Moving beyond the NLRB, the D.C. Circuit also decided an important SEC case. In Lindeen v. SEC, Judge Henderson, joined by Judges Ginsburg and Sentelle, upheld SEC regulations involving state preemption. In particular, the SEC “created a new class of securities offerings freed from federal-registration requirements so long as the issuers of these securities comply with certain investor safeguards.” The SEC also preempted all state regulation for “qualified purchasers.” Montana and Massachusetts petitioned for review “because the SEC declined to adopt a qualified-purchaser definition limited to investors with sufficient wealth, revenue or financial sophistication to protect their interests without state protection.” Long story short, the D.C. Circuit disagreed. Relying on the statute’s text, the panel determined that Congress did not directly speak regarding the definition of qualified purchaser but rather explicitly authorized the commission to define the term. By leaving the definition to the SEC’s discretion, Congress demonstrated its desire to give the SEC wide latitude. This is an interesting Chevron case; it suggests that even if words may be unambiguous if read by themselves, if Congress authorizes the agency to define those words, the agency will receive deference: “When the ‘Congress explicitly authorize[s]’ an agency to ‘define [a] term,’ it ‘necessarily suggests that Congress did not intend the word to be applied in its plain meaning sense.’”

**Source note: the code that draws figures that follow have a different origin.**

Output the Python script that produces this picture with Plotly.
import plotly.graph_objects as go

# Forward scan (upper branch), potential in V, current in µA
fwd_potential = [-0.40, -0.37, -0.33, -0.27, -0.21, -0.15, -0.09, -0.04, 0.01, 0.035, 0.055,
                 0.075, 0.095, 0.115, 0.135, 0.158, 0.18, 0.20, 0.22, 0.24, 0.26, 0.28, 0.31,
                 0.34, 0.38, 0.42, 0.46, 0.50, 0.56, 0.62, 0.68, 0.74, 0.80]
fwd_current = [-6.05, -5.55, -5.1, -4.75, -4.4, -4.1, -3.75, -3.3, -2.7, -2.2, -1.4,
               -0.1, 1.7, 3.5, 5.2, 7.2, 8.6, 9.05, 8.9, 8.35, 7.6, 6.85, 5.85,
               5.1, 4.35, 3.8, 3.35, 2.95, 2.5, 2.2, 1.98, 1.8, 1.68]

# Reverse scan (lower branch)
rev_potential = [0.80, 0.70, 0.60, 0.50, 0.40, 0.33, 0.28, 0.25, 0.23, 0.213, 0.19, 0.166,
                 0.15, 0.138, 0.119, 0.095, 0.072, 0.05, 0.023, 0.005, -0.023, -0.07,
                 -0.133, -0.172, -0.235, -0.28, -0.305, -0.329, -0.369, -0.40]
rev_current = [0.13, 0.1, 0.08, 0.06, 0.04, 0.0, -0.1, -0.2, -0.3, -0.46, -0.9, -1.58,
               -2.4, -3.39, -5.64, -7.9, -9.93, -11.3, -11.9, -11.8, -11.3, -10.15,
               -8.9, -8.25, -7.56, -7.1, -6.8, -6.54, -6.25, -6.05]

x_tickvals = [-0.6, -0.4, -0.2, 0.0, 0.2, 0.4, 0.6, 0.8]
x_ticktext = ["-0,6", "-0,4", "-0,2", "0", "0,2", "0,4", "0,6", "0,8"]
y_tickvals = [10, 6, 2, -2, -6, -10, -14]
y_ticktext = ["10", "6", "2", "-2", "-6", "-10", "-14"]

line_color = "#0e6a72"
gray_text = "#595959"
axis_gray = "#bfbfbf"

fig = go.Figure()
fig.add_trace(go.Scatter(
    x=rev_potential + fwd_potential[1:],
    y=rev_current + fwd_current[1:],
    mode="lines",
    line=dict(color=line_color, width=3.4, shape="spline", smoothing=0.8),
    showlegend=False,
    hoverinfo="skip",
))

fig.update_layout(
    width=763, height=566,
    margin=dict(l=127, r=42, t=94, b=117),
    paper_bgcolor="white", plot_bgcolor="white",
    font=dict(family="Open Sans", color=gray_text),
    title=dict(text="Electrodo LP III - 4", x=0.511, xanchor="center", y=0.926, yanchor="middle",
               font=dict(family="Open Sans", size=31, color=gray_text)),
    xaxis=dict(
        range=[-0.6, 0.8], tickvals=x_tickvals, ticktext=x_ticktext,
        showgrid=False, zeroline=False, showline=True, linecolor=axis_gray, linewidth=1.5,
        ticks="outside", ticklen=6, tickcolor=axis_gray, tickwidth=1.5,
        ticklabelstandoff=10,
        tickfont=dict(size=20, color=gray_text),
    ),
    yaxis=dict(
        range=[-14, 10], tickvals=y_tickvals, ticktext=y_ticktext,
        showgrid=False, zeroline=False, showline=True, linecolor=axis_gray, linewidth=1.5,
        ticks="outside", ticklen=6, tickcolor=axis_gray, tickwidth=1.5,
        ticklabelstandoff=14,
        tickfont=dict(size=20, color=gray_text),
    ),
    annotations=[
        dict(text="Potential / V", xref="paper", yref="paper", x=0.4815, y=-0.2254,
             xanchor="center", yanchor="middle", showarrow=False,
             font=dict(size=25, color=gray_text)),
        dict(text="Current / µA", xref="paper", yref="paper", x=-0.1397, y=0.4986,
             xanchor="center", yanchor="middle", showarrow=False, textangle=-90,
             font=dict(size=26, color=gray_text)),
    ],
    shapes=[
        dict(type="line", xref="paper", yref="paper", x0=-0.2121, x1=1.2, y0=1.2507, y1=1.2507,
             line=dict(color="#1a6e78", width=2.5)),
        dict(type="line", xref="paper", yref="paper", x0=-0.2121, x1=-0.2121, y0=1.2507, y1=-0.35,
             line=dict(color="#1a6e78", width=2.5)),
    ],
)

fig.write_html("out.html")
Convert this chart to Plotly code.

Finally, we come to United States v. Castle and Morris v. McCarthy (EPA). Both of these cases are heavy on the facts. Because this blog focuses on administrative law, I won’t spend too long on either of them. In Morris, a discrimination case, the panel (Judge Griffith, joined by Judges Millett and Williams) concluded, among other things, that a reasonable jury could find that Susan Morris’s supervisor discriminated against her. And in Castle, the panel (Judge Edwards, joined by Judge Millett) concluded that the police lacked a reasonable articulable suspicion. Judge Silberman dissented: “In my view, the majority opinion is quite unfortunate. It not only breaks with circuit precedent, it is quite confusing regarding the appropriate scope of review we should apply in reviewing district court factual determinations – particularly inferences drawn from historical facts.”
So there you go—another week’s worth of cases. Enjoy the weekend. (And for the sake of my son’s off-season happiness, let’s hope LeBron does not have one more legendary game in him.)
* Cf. Chief Justice John Roberts: “Somebody asked me, you know, ‘Are you going to be on the side of the little guy?’ And you obviously want to give an immediate answer. But as you reflect on it, if the Constitution says that the little guy should win, the little guy is going to win in court before me. But if the Constitution says that the big guy should win, well, then the big guy is going to win, because my obligation is to the Constitution.”